A fascinating knitting project, presented recently as part of Shetland Wool Week by Tom of Holland.

Aleatoric = dependent on chance, luck, or an uncertain outcome. "We’ve created a number of rules which tell us how to roll dice and select pattern and colour combinations depending on the outcome, based on John Cage’s composition Apartment House 1776," says Tom.

Fair Isle, which gave its name to the colourful knitting technique, is part of the Shetland Islands -
The most remote inhabited island in the UK 
The technique is a type of stranded colour-work: "Traditional Fair Isle patterns have a limited palette of five or so colours, use only two colours per row, are worked in the round, and limit the length of a run of any particular colour."
Traditional fisherman's jumper (via)

21 December 2013

Developing practice course - session 4

The tutor for this session was Kate Stoddart, who has been involved in developing contemporary art projects for the National Trust. The focus was on audiences, and after a slide show about some of Kate's projects (see below) the first small-group exercise was to consider the role of the museum in the eyes of possible audiences -
That was followed by discussion to "what is an audience" (the museum's, and yours as an artist), enlightened also by seeing the outcome of a sophisticated audience research exercise: a graph with axes "followers ... explorers" and "social ... personal" (motivation). The groups fit into the spectrum "social - intellectual - emotional - spiritual" and were: site-seers, families, urban cool, self-improvers, social spacers, researchers, sensualists, actualisers, and afficionados. Site-seers and afficionados, at opposite corners of the graph, fit in with other research I've read (somewhere on this blog...) which finds audiences composed of "tourists" who visit once, locals who visit infrequently, and a small group who visit regularly - which sounds obvious, but needs confirming as it won't apply in all museums. (Elsewhere I found these top tips on "defining your work and defining your audience".)
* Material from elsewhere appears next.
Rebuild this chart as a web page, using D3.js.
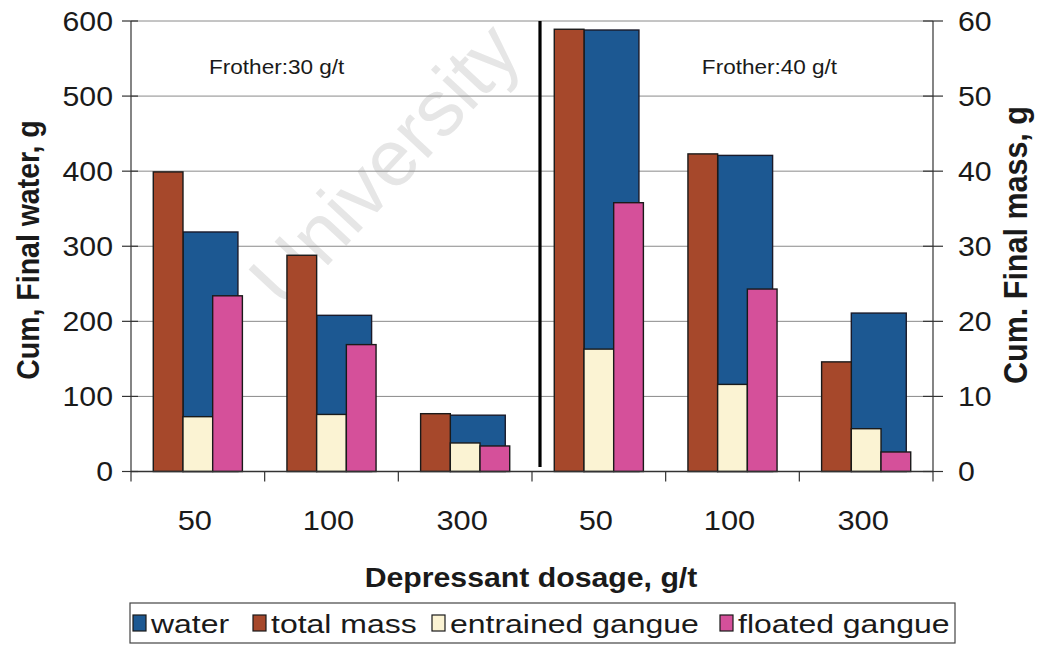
<!DOCTYPE html>
<html>
<head>
<meta charset="utf-8">
<script src="https://cdn.jsdelivr.net/npm/d3@7"></script>
<style>
  html, body { margin: 0; padding: 0; background: #fff; }
  svg { display: block; font-family: "Liberation Sans", Arial, sans-serif; }
</style>
</head>
<body>
<svg id="chart" width="1043" height="646"></svg>
<script>
// Depressant dosage per run (two frother levels, three dosages each)
const dosages = ["50", "100", "300", "50", "100", "300"];
const frotherLabels = ["Frother:30 g/t", "Frother:40 g/t"];

// Primary axis (g)
const water = [319, 208, 75, 588, 421, 211];
// Secondary axis (g)
const totalMass = [39.9, 28.8, 7.7, 58.9, 42.3, 14.6];
const entrainedGangue = [7.3, 7.6, 3.8, 16.3, 11.6, 5.7];
const floatedGangue = [23.4, 16.9, 3.4, 35.8, 24.3, 2.6];

const leftTicks = [0, 100, 200, 300, 400, 500, 600];
const rightTicks = [0, 10, 20, 30, 40, 50, 60];

const seriesNames = ["water", "total mass", "entrained gangue", "floated gangue"];
const colors = {
  "water": "#1c5892",
  "total mass": "#a6482b",
  "entrained gangue": "#fbf3d3",
  "floated gangue": "#d5509a"
};

const SX = 1.1; // horizontal text stretch
const svg = d3.select("#chart");

const plot = { left: 131, right: 933, top: 21, bottom: 471.5 };

const x = d3.scaleBand().domain(d3.range(dosages.length))
  .range([plot.left, plot.right]).paddingInner(0).paddingOuter(0);
const sub = d3.scaleBand().domain(["total mass", "entrained gangue", "floated gangue"])
  .range([0, x.bandwidth()]).paddingInner(0).paddingOuter(0.75);
const yL = d3.scaleLinear().domain([0, 600]).range([plot.bottom, plot.top]);
const yR = d3.scaleLinear().domain([0, 60]).range([plot.bottom, plot.top]);

function label(parent, px, py, str, o = {}) {
  const g = parent.append("g")
    .attr("transform", `translate(${px},${py}) scale(${o.sx || SX},1)` + (o.rotate ? ` rotate(${o.rotate})` : ""));
  return g.append("text")
    .attr("text-anchor", o.anchor || "middle")
    .attr("dy", o.dy || "0.35em")
    .attr("font-size", o.size || 27)
    .attr("font-weight", o.weight || "normal")
    .attr("fill", o.fill || "#1a1a1a")
    .text(str);
}

// faint watermark
const wm = svg.append("g").attr("transform", "translate(384,164) rotate(-47)");
wm.append("text").attr("text-anchor", "middle").attr("dy", "0.35em")
  .attr("font-size", 80).attr("fill", "#e6e6e6").text("University");

// gridlines
svg.append("g").selectAll("line").data(leftTicks.slice(1)).join("line")
  .attr("x1", plot.left).attr("x2", plot.right)
  .attr("y1", d => yL(d)).attr("y2", d => yL(d))
  .attr("stroke", "#8a8a8a").attr("stroke-width", 1);

// water (primary axis, drawn behind)
svg.append("g").selectAll("rect").data(water).join("rect")
  .attr("x", (d, i) => x(i) + sub("entrained gangue"))
  .attr("width", sub.bandwidth() * 1.85)
  .attr("y", d => yL(d))
  .attr("height", d => yL(0) - yL(d))
  .attr("fill", colors["water"]).attr("stroke", "#1a1a2a").attr("stroke-width", 1.4);

// secondary-axis series
const secondary = [
  ["total mass", totalMass],
  ["entrained gangue", entrainedGangue],
  ["floated gangue", floatedGangue]
];
secondary.forEach(([name, vals]) => {
  svg.append("g").selectAll("rect").data(vals).join("rect")
    .attr("x", (d, i) => x(i) + sub(name))
    .attr("width", sub.bandwidth())
    .attr("y", d => yR(d))
    .attr("height", d => yR(0) - yR(d))
    .attr("fill", colors[name]).attr("stroke", "#1a1a1a").attr("stroke-width", 1.4);
});

// divider between frother levels
svg.append("line")
  .attr("x1", x(3) + 8).attr("x2", x(3) + 8)
  .attr("y1", plot.top).attr("y2", 467)
  .attr("stroke", "#000").attr("stroke-width", 3.2);

// axes lines
const axisColor = "#333";
svg.append("line").attr("x1", plot.left).attr("x2", plot.left)
  .attr("y1", plot.top).attr("y2", plot.bottom).attr("stroke", axisColor).attr("stroke-width", 1.2);
svg.append("line").attr("x1", plot.right).attr("x2", plot.right)
  .attr("y1", plot.top).attr("y2", plot.bottom).attr("stroke", axisColor).attr("stroke-width", 1.2);
svg.append("line").attr("x1", plot.left).attr("x2", plot.right)
  .attr("y1", plot.bottom).attr("y2", plot.bottom).attr("stroke", axisColor).attr("stroke-width", 1.4);

// left ticks + labels
leftTicks.forEach(t => {
  svg.append("line").attr("x1", plot.left - 9).attr("x2", plot.left + 7)
    .attr("y1", yL(t)).attr("y2", yL(t)).attr("stroke", axisColor).attr("stroke-width", 1.2);
  label(svg, plot.left - 18, yL(t), String(t), { anchor: "end", size: 27.5 });
});
// right ticks + labels
rightTicks.forEach(t => {
  svg.append("line").attr("x1", plot.right - 10).attr("x2", plot.right + 10)
    .attr("y1", yR(t)).attr("y2", yR(t)).attr("stroke", axisColor).attr("stroke-width", 1.2);
  label(svg, plot.right + 25, yR(t), String(t), { anchor: "start", size: 27.5 });
});
// category ticks + labels
d3.range(dosages.length + 1).forEach(i => {
  const xx = i < dosages.length ? x(i) : plot.right;
  svg.append("line").attr("x1", xx).attr("x2", xx)
    .attr("y1", plot.bottom).attr("y2", plot.bottom + 10).attr("stroke", axisColor).attr("stroke-width", 1.2);
});
dosages.forEach((d, i) => {
  label(svg, x(i) + x.bandwidth() / 2 - 3, 520, d, { size: 28 });
});

// frother annotations
label(svg, x(0) + x.bandwidth() + 12, 67, frotherLabels[0], { size: 20.5, dy: 0 });
label(svg, x(4) + x.bandwidth() / 2 + 37, 67, frotherLabels[1], { size: 20.5, dy: 0 });

// axis titles
label(svg, 531, 577, "Depressant dosage, g/t", { size: 27.5, weight: "bold", dy: 0 });
label(svg, 28, 250, "Cum, Final water, g", { size: 28.5, weight: "bold", rotate: -90 });
label(svg, 1015, 245, "Cum. Final mass, g", { size: 30.5, weight: "bold", rotate: -90 });

// legend
const lg = svg.append("g");
lg.append("rect").attr("x", 130).attr("y", 603).attr("width", 825).attr("height", 40)
  .attr("fill", "#fff").attr("stroke", "#444").attr("stroke-width", 1.2);
const legendX = [133, 253, 432, 720];
seriesNames.forEach((name, i) => {
  lg.append("rect").attr("x", legendX[i]).attr("y", 615).attr("width", 13).attr("height", 16)
    .attr("fill", colors[name]).attr("stroke", "#1a1a1a").attr("stroke-width", 1.2);
  label(lg, legendX[i] + 18, 624, name, { anchor: "start", size: 26, sx: 1.23 });
});
</script>
</body>
</html>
A local project Kate was involved in (local to her in Nottingham) was a neglected wall, part of a Victorian bakery that had good memories for lots of the residents. Artist John Newling (also local, as it happened) was successful with his proposal, and collected texts on what people valued, to put up these words -
"It is the pleasures of life that are the only important value and such pleasure
can be found through communities and friends"
In time the K went missing, and then the D went askew (as though it were purposely being removed to reveal a slightly different message), so the installation was moved higher up, onto the wall of the building itself; opposite a park, it has become a focus for the community, to the extent that wedding photos are taken there. 

Other projects Kate mentioned are Nottingham Castle Museum's Wedgwood collection, opened to a different audience by the installation made by paper artist Peter Callesen, who cut the door and the shards out of one huge sheet of paper. "Asked to respond to the property’s extensive Wedgwood collection, the artist took an unusual approach. Not convinced that Wedgwood was for him, he began with an old door left in the grounds of the castle and used it as a starting point for the work. This particular example demonstrates the way in which artists are able to respond to any project, regardless of how interesting they find the stimulus." -
Callesen's response (via)
 Hear Heres at Keddleston Hall focused visitors on aspects of the grounds and the hall within them -
House of Beasts at Attingham Hall included work by 20 artists, inside and outside -
"The Interlopers" by Tessa Farmer
This brochure, passed around as part of a case study, intrigued me with the simple fold of the front of the leaflet, and its zipper edging -
This "high point event" brought hundreds of bikers to a historic castle that thought it was a forgotten property in Lincolnshire, and was predicated on (a) having staff interested in motorcyles; (b) knowing that the site was on a biking route; (c) research into biking culture and contact with bikers. The event was billed as an Alternative Village Fete - incorporating a procession of motorbikes, for instance - events that would pull different groups in and not alienate the traditional audience. Inside the castle were artworks, such as this installation by Tod Hanson, combining the architectural and the mechanical, schema of engine parts and floorplans of the six-storey building -
In the afternoon, an exercise to sharpen our thinking on getting project proposals off the ground -
The results -

Idea leads to visit leads to research into the site, a project brief, phone call followed by another visit perhaps, or face-to-face conversation, along with research into the project, then a sharpened brief and a written proposal; is funding in place? if so, it's time for a letter of agreement or contract - and making the work - after which it needs promotion.  (Kate reports elsewhere: " the first stage of application, the ‘expression of interest’, is crucial to applicants and judges - the more you can give the better. Many  properties need a little extra convincing; it may not be the curators you’re trying to win over but the gardener, or builder, or property manager. In a non-conventional art space other factors count. It’s important, therefore, to be completely sure you want the project and visit the place and talk to the staff – can you work with them, is this somewhere you can contribute to?")

We went "round the table" to find out about what people were thinking in terms of spaces, projects, ways forward. Thanks to everyone for giving me such good feedback on what seems to be an obvious project - taking my some of my Travel Lines to the Transport Museum.

The day went too quickly and the next session is some weeks away - hopefully there will be online discussion between times...  There was hardly time to look at the reading materials Kate had brought along, but I did flip through a book on the work of Dierdre Nelson, which planted some new thoughts -
Homework for next time-
And a handout -
Not sure if everyone is ready to identify a project space, or write the draft brief - some people may be using the course more as a way of regularly getting to museums to use them as springboards; getting into the habit of going to draw or research. As for my obvious project - if I'd be doing that anyway, should (or could) I do something "different" as a project for the course?